For a while now (and certainly through the promotion of her new album) it’s seemed to me like Doja wanted to break out of the mold she was put into during those TikTok years. This is where I think the alter ego of ‘Scarlet’ came from. Her previous albums have been very pop-rap focused, but it’s been widely reported that the new album heavily showcases Doja’s rapping abilities.
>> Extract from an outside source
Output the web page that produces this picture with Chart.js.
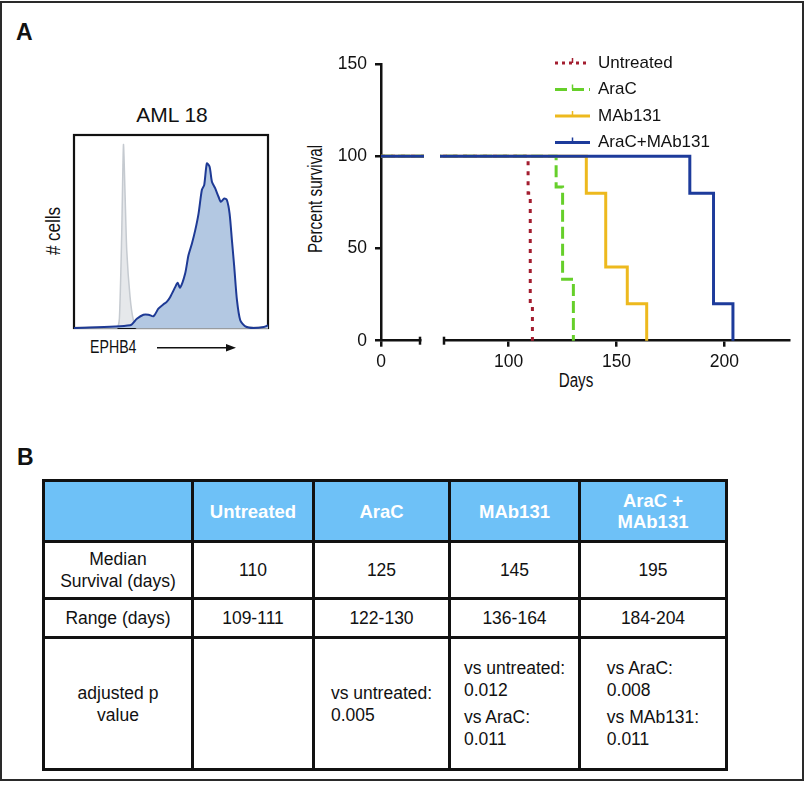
<!DOCTYPE html>
<html><head><meta charset="utf-8">
<script src="https://cdn.jsdelivr.net/npm/chart.js@4.4.1/dist/chart.umd.min.js"></script>
<style>
html,body{margin:0;padding:0;background:#fff;}
body{width:807px;height:785px;position:relative;overflow:hidden;font-family:"Liberation Sans",Arial,Helvetica,sans-serif;color:#111;}
.frame{position:absolute;left:0;top:1px;width:804px;height:780px;box-sizing:border-box;border:2.5px solid #2a2a2a;}
.lbl{position:absolute;white-space:nowrap;line-height:1;}
.panel{font-weight:bold;font-size:23px;}
.cond{font-family:"Liberation Sans",Arial,sans-serif;}
canvas{position:absolute;}
table{position:absolute;left:42px;top:479px;border-collapse:collapse;table-layout:fixed;font-size:17.5px;color:#111;}
td,th{border:3px solid #111;text-align:center;vertical-align:middle;padding:0;line-height:22px;white-space:pre-line;}
th{background:#6EC1F7;color:#fff;font-weight:bold;font-size:18.5px;line-height:21px;}
.blk{display:inline-block;text-align:left;white-space:normal;}
.pair{display:block;margin:5px 0;}
</style></head>
<body>
<div class="frame"></div>
<div class="lbl panel" style="left:16px;top:21px;">A</div>
<div class="lbl panel" style="left:17px;top:446px;">B</div>

<div class="lbl" style="left:172px;top:104px;font-size:21px;transform:translateX(-50%);">AML 18</div>
<div class="lbl cond" style="left:53px;top:231px;font-size:20.5px;transform:translate(-50%,-50%) rotate(-90deg) scaleX(0.83);"># cells</div>
<div class="lbl cond" style="left:90px;top:339px;font-size:17.5px;transform-origin:0 0;transform:scaleX(0.81);">EPHB4</div>
<svg style="position:absolute;left:0;top:0;" width="807" height="785">
  <line x1="157" y1="347.7" x2="229" y2="347.7" stroke="#111" stroke-width="1.6"/>
  <polygon points="236,347.7 226,344 226,351.4" fill="#111"/>
</svg>
<canvas id="hist" width="202" height="201" style="left:70px;top:131px;"></canvas>

<div class="lbl cond" style="left:315px;top:199px;font-size:20px;transform:translate(-50%,-50%) rotate(-90deg) scaleX(0.76);">Percent survival</div>
<div class="lbl cond" style="left:576px;top:370px;font-size:20px;transform:translateX(-50%) scaleX(0.76);">Days</div>
<canvas id="surv" width="520" height="340" style="left:280px;top:40px;"></canvas>

<table id="tbl"></table>

<script>
// ---------- survival data (Kaplan-Meier steps) ----------
const groups = ['Untreated', 'AraC', 'MAb131', 'AraC+MAb131'];
const untreatedDays = [0, 109, 110, 111];
const untreatedSurvival = [100, 80, 20, 0];
const aracDays = [0, 122, 125, 130];
const aracSurvival = [100, 83.3, 33.3, 0];
const mab131Days = [0, 136, 145, 155, 164];
const mab131Survival = [100, 80, 40, 20, 0];
const comboDays = [0, 184, 195, 204];
const comboSurvival = [100, 80, 20, 0];
const yTicks = [0, 50, 100, 150];
const xTicksEarly = [0];
const xTicksLate = [100, 150, 200];

// ---------- flow histogram (AML 18, EPHB4) ----------
const ephb4Fluor = [0, 28.9, 32.4, 35.8, 38.4, 41.0, 43.5, 46.1, 47.8, 49.6, 52.2, 53.4, 54.7, 57.3, 59.0, 60.8, 62.5, 64.2, 65.9, 67.1, 68.5, 69.9, 71.1, 72.8, 74.5, 75.7, 77.5, 78.8, 80.2, 81.4, 82.6, 84.0, 85.7, 88.3, 92.6, 97.8, 100];
const ephb4Cells = [0, 1.4, 4.8, 6.9, 6.9, 6.1, 10.0, 12.3, 13.5, 16.1, 21.3, 23.4, 20.9, 28.2, 37.7, 43.8, 50.7, 59.3, 71.5, 74.0, 85.3, 83.6, 75.8, 72.3, 68.0, 65.4, 67.1, 66.3, 59.3, 45.5, 31.7, 14.4, 4.0, 0.9, 0, 0.5, 1.4];
const isotypeFluor = [0, 22.0, 23.4, 24.6, 25.5, 26.3, 27.2, 28.9, 30.6, 32.4, 100];
const isotypeCells = [0, 0, 5, 49, 95, 70, 40, 16, 4, 0, 0];

// ---------- table ----------
const tableGroups = ['Untreated', 'AraC', 'MAb131', 'AraC +\nMAb131'];
const rowLabels = ['Median\nSurvival (days)', 'Range (days)', 'adjusted p\nvalue'];
const medianDays = ['110', '125', '145', '195'];
const rangeDays = ['109-111', '122-130', '136-164', '184-204'];
const pComparisons = [[], [['vs untreated:', '0.005']], [['vs untreated:', '0.012'], ['vs AraC:', '0.011']], [['vs AraC:', '0.008'], ['vs MAb131:', '0.011']]];

// ---------- styles ----------
const seriesColors = ['#A31D2F', '#66CF2A', '#EDB91E', '#1D3B9B'];
const seriesDash = [[4, 6], [12, 5], [], []];
const drawOrder = [3, 2, 1, 0];
const seriesData = [[untreatedDays, untreatedSurvival], [aracDays, aracSurvival], [mab131Days, mab131Survival], [comboDays, comboSurvival]];
const fontMain = '"Liberation Sans", Arial, sans-serif';

function kmPoints(days, surv) { return days.map((d, i) => ({x: d, y: surv[i]})); }

const datasets = [];
['x2', 'x1'].forEach(axis => {
  groups.forEach((g, i) => {
    datasets.push({
      label: g,
      data: kmPoints(seriesData[i][0], seriesData[i][1]),
      xAxisID: axis, yAxisID: 'y',
      borderColor: seriesColors[i], backgroundColor: seriesColors[i],
      borderDash: seriesDash[i], borderWidth: 3, borderCapStyle: 'butt',
      stepped: true, pointRadius: 0, fill: false, order: drawOrder[i],
      clip: {left: 4, right: 4, top: 8, bottom: 8},
      inLegend: axis === 'x2'
    });
  });
});

const gridOpts = {display: true, drawOnChartArea: false, drawTicks: true, tickLength: 6, color: '#111', lineWidth: 2.5};
const borderOpts = {display: true, color: '#111', width: 2.5};
const tickFont = {family: fontMain, size: 17.5};

const survExtras = {
  id: 'survExtras',
  afterDraw(chart) {
    const ctx = chart.ctx, ca = chart.chartArea;
    const x1 = chart.scales.x1, x2 = chart.scales.x2, y = chart.scales.y;
    const yb = y.getPixelForValue(0);
    ctx.save();
    ctx.strokeStyle = '#111'; ctx.lineWidth = 2.5; ctx.setLineDash([]);
    [x1.right, x2.left].forEach(px => { ctx.beginPath(); ctx.moveTo(px, yb - 4); ctx.lineTo(px, yb + 4); ctx.stroke(); });
    // legend
    const items = chart.data.datasets.filter(d => d.inLegend);
    const lx = ca.left + 174, len = 35;
    items.forEach((d, i) => {
      const cy = ca.top - 1 + i * 26.5;
      ctx.strokeStyle = d.borderColor; ctx.lineWidth = 3; ctx.lineCap = 'butt';
      ctx.setLineDash(d.borderDash.length ? [3, 4] : []);
      if (i === 1) ctx.setLineDash([12, 5]);
      ctx.beginPath(); ctx.moveTo(lx, cy); ctx.lineTo(lx + len, cy); ctx.stroke();
      ctx.setLineDash([]); ctx.lineWidth = 1.5;
      ctx.beginPath(); ctx.moveTo(lx + len / 2, cy - 5); ctx.lineTo(lx + len / 2, cy); ctx.stroke();
      ctx.fillStyle = '#111'; ctx.font = '17px ' + fontMain; ctx.textBaseline = 'middle'; ctx.textAlign = 'left';
      ctx.fillText(d.label, lx + 43, cy);
    });
    ctx.restore();
  }
};

new Chart(document.getElementById('surv'), {
  type: 'line',
  data: {datasets},
  options: {
    responsive: false, animation: false, devicePixelRatio: 1,
    layout: {padding: {top: 24, right: 11, left: 0, bottom: 0}},
    plugins: {legend: {display: false}, tooltip: {enabled: false}},
    scales: {
      y: {type: 'linear', position: 'left', min: 0, max: 150,
        afterBuildTicks: s => { s.ticks = yTicks.map(v => ({value: v})); },
        afterFit: s => { s.width = 101; },
        ticks: {font: tickFont, color: '#111', padding: 8},
        grid: gridOpts, border: borderOpts},
      x1: {type: 'linear', position: 'bottom', stack: 'days', stackWeight: 39, min: 0, max: 20,
        afterBuildTicks: s => { s.ticks = xTicksEarly.map(v => ({value: v})); },
        afterFit: s => { s.height = 39.3; },
        ticks: {font: tickFont, color: '#111', padding: 5, maxRotation: 0},
        grid: gridOpts, border: borderOpts},
      xg: {type: 'linear', position: 'bottom', stack: 'days', stackWeight: 24, min: 0, max: 1,
        afterFit: s => { s.height = 39.3; },
        ticks: {display: false}, grid: {display: false}, border: {display: false}},
      x2: {type: 'linear', position: 'bottom', stack: 'days', stackWeight: 345, min: 70, max: 230,
        afterBuildTicks: s => { s.ticks = xTicksLate.map(v => ({value: v})); },
        afterFit: s => { s.height = 39.3; },
        ticks: {font: tickFont, color: '#111', padding: 5, maxRotation: 0},
        grid: gridOpts, border: borderOpts}
    }
  },
  plugins: [survExtras]
});

// ---------- histogram ----------
const histBox = {
  id: 'histBox',
  beforeDatasetsDraw(chart) {
    const ctx = chart.ctx, ca = chart.chartArea;
    ctx.save(); ctx.strokeStyle = '#111'; ctx.lineWidth = 2.2;
    ctx.strokeRect(ca.left, ca.top, ca.right - ca.left, ca.bottom - ca.top);
    ctx.restore();
  }
};
new Chart(document.getElementById('hist'), {
  type: 'line',
  data: {datasets: [
    {label: 'EPHB4', data: ephb4Fluor.map((x, i) => ({x, y: ephb4Cells[i]})), borderColor: '#1E3A95', backgroundColor: '#B3C8E2',
     borderWidth: 2, fill: 'origin', tension: 0.25, pointRadius: 0, order: 0, clip: 3},
    {label: 'Isotype', data: isotypeFluor.map((x, i) => ({x, y: isotypeCells[i]})), borderColor: '#C5CAD0', backgroundColor: '#E6E8EB',
     borderWidth: 1.5, fill: 'origin', tension: 0.2, pointRadius: 0, order: 1, clip: 3}
  ]},
  options: {
    responsive: false, animation: false, devicePixelRatio: 1,
    layout: {padding: 4},
    plugins: {legend: {display: false}, tooltip: {enabled: false}},
    scales: {
      x: {type: 'linear', min: 0, max: 100, display: false},
      y: {type: 'linear', min: 0, max: 100, display: false}
    }
  },
  plugins: [histBox]
});

// ---------- table ----------
(function () {
  const tbl = document.getElementById('tbl');
  const colW = [149, 121, 136, 130, 147];
  const cg = document.createElement('colgroup');
  colW.forEach(w => { const c = document.createElement('col'); c.style.width = w + 'px'; cg.appendChild(c); });
  tbl.appendChild(cg);
  const rowH = [61, 57, 39, 132];
  const head = document.createElement('tr'); head.style.height = rowH[0] + 'px';
  const th0 = document.createElement('th'); head.appendChild(th0);
  tableGroups.forEach(g => { const th = document.createElement('th'); th.textContent = g; head.appendChild(th); });
  tbl.appendChild(head);
  const rows = [medianDays, rangeDays];
  rows.forEach((vals, r) => {
    const tr = document.createElement('tr'); tr.style.height = rowH[r + 1] + 'px';
    const td0 = document.createElement('td'); td0.textContent = rowLabels[r]; tr.appendChild(td0);
    vals.forEach(v => { const td = document.createElement('td'); td.textContent = v; tr.appendChild(td); });
    tbl.appendChild(tr);
  });
  const tr = document.createElement('tr'); tr.style.height = rowH[3] + 'px';
  const td0 = document.createElement('td'); td0.textContent = rowLabels[2]; tr.appendChild(td0);
  pComparisons.forEach(list => {
    const td = document.createElement('td');
    if (list.length) {
      const blk = document.createElement('div'); blk.className = 'blk';
      list.forEach(pair => {
        const p = document.createElement('div'); p.className = 'pair';
        p.innerHTML = pair[0] + '<br>' + pair[1];
        blk.appendChild(p);
      });
      td.appendChild(blk);
    }
    tr.appendChild(td);
  });
  tbl.appendChild(tr);
})();
</script>
</body></html>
Doja shaved her hair and eyebrows, and started saying shocking things, and acting strangely on Instagram Lives.

In an interview with Harpers Bazaar published two weeks ago, Doja Cat explained that as she began moving away from the image the public had of her, she became exposed to the dark side of parasocial relationships. “If someone has never met me in real life, then, subconsciously, I’m not real to them,” Doja said, “they kind of take ownership of that person … and when that person changes drastically, there is a shock response that is almost uncontrollable”. 

There are a few fan theories as to why Doja’s shifted her image. A lot of people believed that the ‘erratic’ behaviour was so that she can get out of her label record deal, while others believed that she truly didn’t want to be famous anymore, and others even went so far as likening her behaviour to a Britney Spears-type ‘breakdown’ (such a gross thing to say but Iook, that’s another story for another day).

One thing I’ve always appreciated about Doja Cat is that she’s always aware of the conversation that’s happening around her and doesn’t care what people think of her. She opens ‘Paint The Town Red’ rapping “Bitch I said what I said/I’d rather be famous instead“. Doja doesn’t give a fuck if people online are mad at her, they’re still going to make her famous just by talking about her. And those fans who so boldly put their stake in saying she wasn’t worth anything without them are left eating their words, just what Doja wants.

Doja Cat seems to capture something that a lot of artists struggle to in this streaming era: authenticity, skill, and an understanding of how the culture works. And she does all of that while still having fun. She might not care if her fans love her but she’s still out here making music for those who do (hi!).

In ‘Paint The Town Red’, Doja’s proving she was right all along. She doesn’t care if people are fans of her or not: the music speaks for itself. Amid all the noise, she’s dropped one of the biggest rap songs in streaming history with or without us, she’s got it sorted.